Restate every line of the material, word for word.

-- begin DATA SECTION --

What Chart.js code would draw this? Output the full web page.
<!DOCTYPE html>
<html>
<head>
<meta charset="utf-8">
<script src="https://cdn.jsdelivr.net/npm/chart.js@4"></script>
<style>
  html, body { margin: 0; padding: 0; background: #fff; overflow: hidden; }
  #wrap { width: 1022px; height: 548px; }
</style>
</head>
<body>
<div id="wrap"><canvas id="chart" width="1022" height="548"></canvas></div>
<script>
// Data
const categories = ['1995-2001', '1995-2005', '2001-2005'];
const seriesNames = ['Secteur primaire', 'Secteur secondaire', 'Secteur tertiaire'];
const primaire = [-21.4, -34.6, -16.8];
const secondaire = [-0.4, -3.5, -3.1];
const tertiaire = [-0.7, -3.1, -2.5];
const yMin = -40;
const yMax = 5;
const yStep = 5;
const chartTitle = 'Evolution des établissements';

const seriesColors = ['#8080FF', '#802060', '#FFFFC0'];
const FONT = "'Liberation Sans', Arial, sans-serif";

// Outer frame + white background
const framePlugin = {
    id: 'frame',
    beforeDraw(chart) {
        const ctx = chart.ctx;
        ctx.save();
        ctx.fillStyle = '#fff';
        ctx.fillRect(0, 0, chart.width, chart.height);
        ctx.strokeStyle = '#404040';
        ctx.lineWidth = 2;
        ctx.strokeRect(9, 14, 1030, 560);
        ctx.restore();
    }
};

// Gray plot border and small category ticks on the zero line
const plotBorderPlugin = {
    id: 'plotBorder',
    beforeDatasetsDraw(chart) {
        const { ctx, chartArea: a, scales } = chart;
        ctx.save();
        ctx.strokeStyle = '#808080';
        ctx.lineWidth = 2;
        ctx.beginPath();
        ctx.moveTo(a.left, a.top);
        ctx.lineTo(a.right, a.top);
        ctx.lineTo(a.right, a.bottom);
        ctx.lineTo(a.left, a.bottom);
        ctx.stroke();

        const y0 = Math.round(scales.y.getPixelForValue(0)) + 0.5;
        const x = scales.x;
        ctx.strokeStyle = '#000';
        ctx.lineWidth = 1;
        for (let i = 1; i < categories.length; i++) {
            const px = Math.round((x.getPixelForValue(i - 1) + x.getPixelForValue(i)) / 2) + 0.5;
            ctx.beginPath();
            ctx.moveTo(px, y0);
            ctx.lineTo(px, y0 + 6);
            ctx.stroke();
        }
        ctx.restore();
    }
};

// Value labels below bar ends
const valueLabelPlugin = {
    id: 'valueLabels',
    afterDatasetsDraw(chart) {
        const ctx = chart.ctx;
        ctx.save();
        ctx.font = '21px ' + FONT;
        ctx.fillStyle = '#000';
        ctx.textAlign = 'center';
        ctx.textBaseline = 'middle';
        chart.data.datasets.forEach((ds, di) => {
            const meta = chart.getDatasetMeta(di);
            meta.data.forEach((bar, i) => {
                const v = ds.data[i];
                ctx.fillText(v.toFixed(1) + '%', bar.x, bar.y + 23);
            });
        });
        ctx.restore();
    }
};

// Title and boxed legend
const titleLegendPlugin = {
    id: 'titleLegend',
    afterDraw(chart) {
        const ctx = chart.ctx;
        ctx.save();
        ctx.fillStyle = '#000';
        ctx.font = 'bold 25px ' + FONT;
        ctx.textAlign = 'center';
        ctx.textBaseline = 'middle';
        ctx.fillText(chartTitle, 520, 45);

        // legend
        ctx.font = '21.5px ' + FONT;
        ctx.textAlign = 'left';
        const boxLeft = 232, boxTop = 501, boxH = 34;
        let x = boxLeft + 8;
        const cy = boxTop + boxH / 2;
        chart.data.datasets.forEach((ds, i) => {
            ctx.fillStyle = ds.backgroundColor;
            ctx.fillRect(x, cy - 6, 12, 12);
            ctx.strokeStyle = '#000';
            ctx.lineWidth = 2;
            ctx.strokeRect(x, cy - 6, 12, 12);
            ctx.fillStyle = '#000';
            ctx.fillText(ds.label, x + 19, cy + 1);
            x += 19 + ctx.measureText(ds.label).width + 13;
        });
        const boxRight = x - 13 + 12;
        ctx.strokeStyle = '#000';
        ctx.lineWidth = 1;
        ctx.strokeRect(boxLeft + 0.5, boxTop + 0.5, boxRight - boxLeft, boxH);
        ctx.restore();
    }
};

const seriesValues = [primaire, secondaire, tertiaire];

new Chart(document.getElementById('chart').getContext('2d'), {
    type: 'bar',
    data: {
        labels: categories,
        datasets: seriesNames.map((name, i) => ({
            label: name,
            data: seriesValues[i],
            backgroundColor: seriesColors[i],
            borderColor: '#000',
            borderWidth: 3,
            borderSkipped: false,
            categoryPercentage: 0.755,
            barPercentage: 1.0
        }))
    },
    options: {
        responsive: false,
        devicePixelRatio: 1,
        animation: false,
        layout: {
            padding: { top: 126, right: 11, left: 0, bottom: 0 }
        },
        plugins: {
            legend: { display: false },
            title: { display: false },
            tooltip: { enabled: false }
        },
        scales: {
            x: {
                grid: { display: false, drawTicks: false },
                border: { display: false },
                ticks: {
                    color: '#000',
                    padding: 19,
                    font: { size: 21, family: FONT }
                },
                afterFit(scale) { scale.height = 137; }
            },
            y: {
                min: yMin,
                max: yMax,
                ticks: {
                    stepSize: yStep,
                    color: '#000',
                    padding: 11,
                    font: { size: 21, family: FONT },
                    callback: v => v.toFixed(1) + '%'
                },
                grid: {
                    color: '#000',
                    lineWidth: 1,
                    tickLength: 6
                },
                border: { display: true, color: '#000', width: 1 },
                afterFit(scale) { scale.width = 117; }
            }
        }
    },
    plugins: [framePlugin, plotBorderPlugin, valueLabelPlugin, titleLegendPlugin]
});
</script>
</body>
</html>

-- end DATA SECTION --

◆ FINAL RESULT:
What Chart.js code would draw this? Output the full web page.
<!DOCTYPE html>
<html>
<head>
<meta charset="utf-8">
<script src="https://cdn.jsdelivr.net/npm/chart.js@4"></script>
<style>
  html, body { margin: 0; padding: 0; background: #fff; overflow: hidden; }
  #wrap { width: 1022px; height: 548px; }
</style>
</head>
<body>
<div id="wrap"><canvas id="chart" width="1022" height="548"></canvas></div>
<script>
// Data
const categories = ['1995-2001', '1995-2005', '2001-2005'];
const seriesNames = ['Secteur primaire', 'Secteur secondaire', 'Secteur tertiaire'];
const primaire = [-21.4, -34.6, -16.8];
const secondaire = [-0.4, -3.5, -3.1];
const tertiaire = [-0.7, -3.1, -2.5];
const yMin = -40;
const yMax = 5;
const yStep = 5;
const chartTitle = 'Evolution des établissements';

const seriesColors = ['#8080FF', '#802060', '#FFFFC0'];
const FONT = "'Liberation Sans', Arial, sans-serif";

// Outer frame + white background
const framePlugin = {
    id: 'frame',
    beforeDraw(chart) {
        const ctx = chart.ctx;
        ctx.save();
        ctx.fillStyle = '#fff';
        ctx.fillRect(0, 0, chart.width, chart.height);
        ctx.strokeStyle = '#404040';
        ctx.lineWidth = 2;
        ctx.strokeRect(9, 14, 1030, 560);
        ctx.restore();
    }
};

// Gray plot border and small category ticks on the zero line
const plotBorderPlugin = {
    id: 'plotBorder',
    beforeDatasetsDraw(chart) {
        const { ctx, chartArea: a, scales } = chart;
        ctx.save();
        ctx.strokeStyle = '#808080';
        ctx.lineWidth = 2;
        ctx.beginPath();
        ctx.moveTo(a.left, a.top);
        ctx.lineTo(a.right, a.top);
        ctx.lineTo(a.right, a.bottom);
        ctx.lineTo(a.left, a.bottom);
        ctx.stroke();

        const y0 = Math.round(scales.y.getPixelForValue(0)) + 0.5;
        const x = scales.x;
        ctx.strokeStyle = '#000';
        ctx.lineWidth = 1;
        for (let i = 1; i < categories.length; i++) {
            const px = Math.round((x.getPixelForValue(i - 1) + x.getPixelForValue(i)) / 2) + 0.5;
            ctx.beginPath();
            ctx.moveTo(px, y0);
            ctx.lineTo(px, y0 + 6);
            ctx.stroke();
        }
        ctx.restore();
    }
};

// Value labels below bar ends
const valueLabelPlugin = {
    id: 'valueLabels',
    afterDatasetsDraw(chart) {
        const ctx = chart.ctx;
        ctx.save();
        ctx.font = '21px ' + FONT;
        ctx.fillStyle = '#000';
        ctx.textAlign = 'center';
        ctx.textBaseline = 'middle';
        chart.data.datasets.forEach((ds, di) => {
            const meta = chart.getDatasetMeta(di);
            meta.data.forEach((bar, i) => {
                const v = ds.data[i];
                ctx.fillText(v.toFixed(1) + '%', bar.x, bar.y + 23);
            });
        });
        ctx.restore();
    }
};

// Title and boxed legend
const titleLegendPlugin = {
    id: 'titleLegend',
    afterDraw(chart) {
        const ctx = chart.ctx;
        ctx.save();
        ctx.fillStyle = '#000';
        ctx.font = 'bold 25px ' + FONT;
        ctx.textAlign = 'center';
        ctx.textBaseline = 'middle';
        ctx.fillText(chartTitle, 520, 45);

        // legend
        ctx.font = '21.5px ' + FONT;
        ctx.textAlign = 'left';
        const boxLeft = 232, boxTop = 501, boxH = 34;
        let x = boxLeft + 8;
        const cy = boxTop + boxH / 2;
        chart.data.datasets.forEach((ds, i) => {
            ctx.fillStyle = ds.backgroundColor;
            ctx.fillRect(x, cy - 6, 12, 12);
            ctx.strokeStyle = '#000';
            ctx.lineWidth = 2;
            ctx.strokeRect(x, cy - 6, 12, 12);
            ctx.fillStyle = '#000';
            ctx.fillText(ds.label, x + 19, cy + 1);
            x += 19 + ctx.measureText(ds.label).width + 13;
        });
        const boxRight = x - 13 + 12;
        ctx.strokeStyle = '#000';
        ctx.lineWidth = 1;
        ctx.strokeRect(boxLeft + 0.5, boxTop + 0.5, boxRight - boxLeft, boxH);
        ctx.restore();
    }
};

const seriesValues = [primaire, secondaire, tertiaire];

new Chart(document.getElementById('chart').getContext('2d'), {
    type: 'bar',
    data: {
        labels: categories,
        datasets: seriesNames.map((name, i) => ({
            label: name,
            data: seriesValues[i],
            backgroundColor: seriesColors[i],
            borderColor: '#000',
            borderWidth: 3,
            borderSkipped: false,
            categoryPercentage: 0.755,
            barPercentage: 1.0
        }))
    },
    options: {
        responsive: false,
        devicePixelRatio: 1,
        animation: false,
        layout: {
            padding: { top: 126, right: 11, left: 0, bottom: 0 }
        },
        plugins: {
            legend: { display: false },
            title: { display: false },
            tooltip: { enabled: false }
        },
        scales: {
            x: {
                grid: { display: false, drawTicks: false },
                border: { display: false },
                ticks: {
                    color: '#000',
                    padding: 19,
                    font: { size: 21, family: FONT }
                },
                afterFit(scale) { scale.height = 137; }
            },
            y: {
                min: yMin,
                max: yMax,
                ticks: {
                    stepSize: yStep,
                    color: '#000',
                    padding: 11,
                    font: { size: 21, family: FONT },
                    callback: v => v.toFixed(1) + '%'
                },
                grid: {
                    color: '#000',
                    lineWidth: 1,
                    tickLength: 6
                },
                border: { display: true, color: '#000', width: 1 },
                afterFit(scale) { scale.width = 117; }
            }
        }
    },
    plugins: [framePlugin, plotBorderPlugin, valueLabelPlugin, titleLegendPlugin]
});
</script>
</body>
</html>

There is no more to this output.